Ferro, Kuba, Mangano, Skylar, P.C. (Kenneth E. Mangano, Rebecca J. Fortney, and Michael N. Manolakis of counsel), for appellant. Andrea G. Sawyers, Melville, N.Y. (Dominic P. Zafonte of counsel), for respondent.
PETER B. SKELOS, J.P., L. PRISCILLA HALL, SHERI S. ROMAN, and JEFFREY A. COHEN, JJ.
In an action to recover damages for personal injuries, the plaintiff appeals from an order of the Supreme Court, Queens County (Taylor, J.), dated July 6, 2011, which granted the defendant's motion for summary judgment dismissing the complaint.
ORDERED that the order is affirmed, with costs.
The plaintiff alleged that she slipped and fell on snow and ice as she was entering her place of employment in St. John Hall, on the campus of St. John's University. The defendant was under contract with the University to maintain the grounds, which included snow removal work. The Supreme Court granted the defendant's motion for summary judgment dismissing the complaint.

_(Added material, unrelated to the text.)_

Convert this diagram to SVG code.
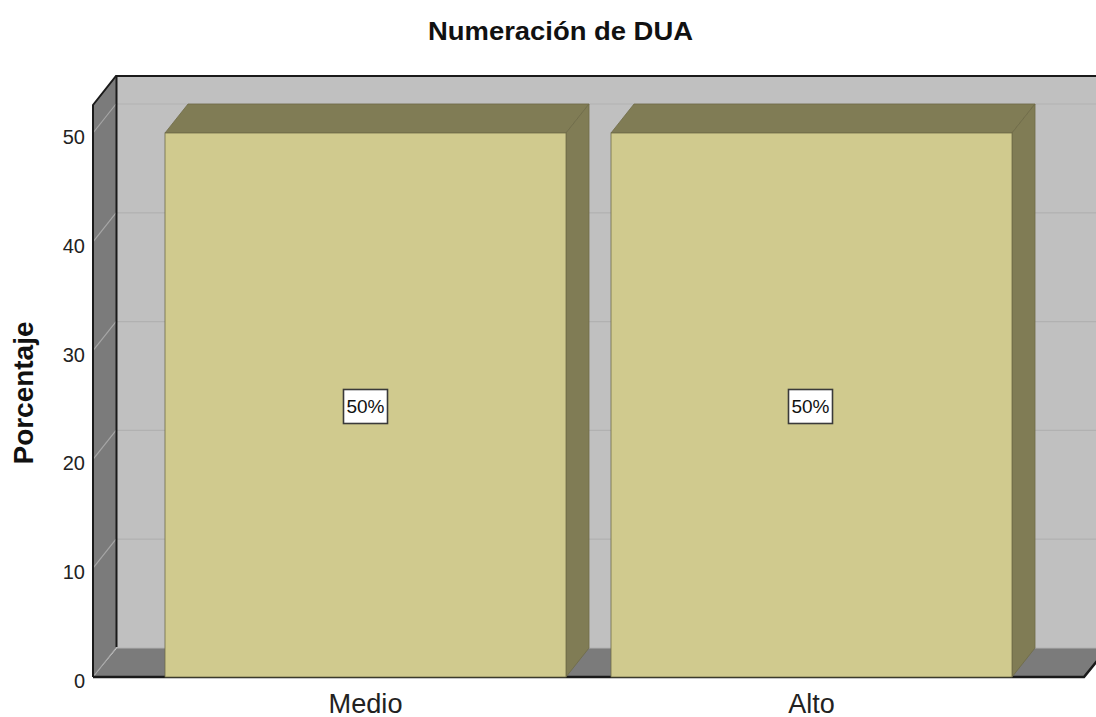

Under the “storm in progress rule,” neither a landlord nor a snow removal contractor will be held liable for injuries sustained as a result of slippery conditions that occur during an ongoing storm, or for a reasonable time thereafter ( Weller v. Paul, 91 A.D.3d 945, 947, 938 N.Y.S.2d 152 [internal quotation marks omitted]; see Coyne v. Talleyrand Partners, L.P., 22 A.D.3d 627, 802 N.Y.S.2d 513). Here, the defendant established its prima facie entitlement to judgment as a matter of law by producing evidence that the accident occurred while a snow storm either was in progress or had just stopped ( see Coyne v. Talleyrand Partners, L.P., 22 A.D.3d 627, 802 N.Y.S.2d 513). In opposition,the plaintiff failed to raise a triable issue of fact. The plaintiff tendered no evidence that the defendant either created or exacerbated the alleged icy condition that she slipped on ( see Espinal v. Melville Snow Contrs., 98 N.Y.2d 136, 142–143, 746 N.Y.S.2d 120, 773 N.E.2d 485;Coyne v. Talleyrand Partners, L.P., 22 A.D.3d 627, 802 N.Y.S.2d 513). Contrary to the plaintiff's contention, the speculation of the defendant's former employee, who had been employed as a porter for the defendant, that when round salt mixes with frozen rain “it's a little bit slippery,” did not raise a triable issue of fact as to whether the defendant's snow removal efforts created or exacerbated a dangerous condition ( see Espinal v. Melville Snow Contrs., 98 N.Y.2d at 142, 746 N.Y.S.2d 120, 773 N.E.2d 485). By merely undertaking snow removal, as required by contract, the defendant cannot be said “to have created or exacerbated a dangerous condition” ( id. at 142, 746 N.Y.S.2d 120, 773 N.E.2d 485). Accordingly, the Supreme Court properly granted the defendant's motion for summary judgment dismissing the complaint.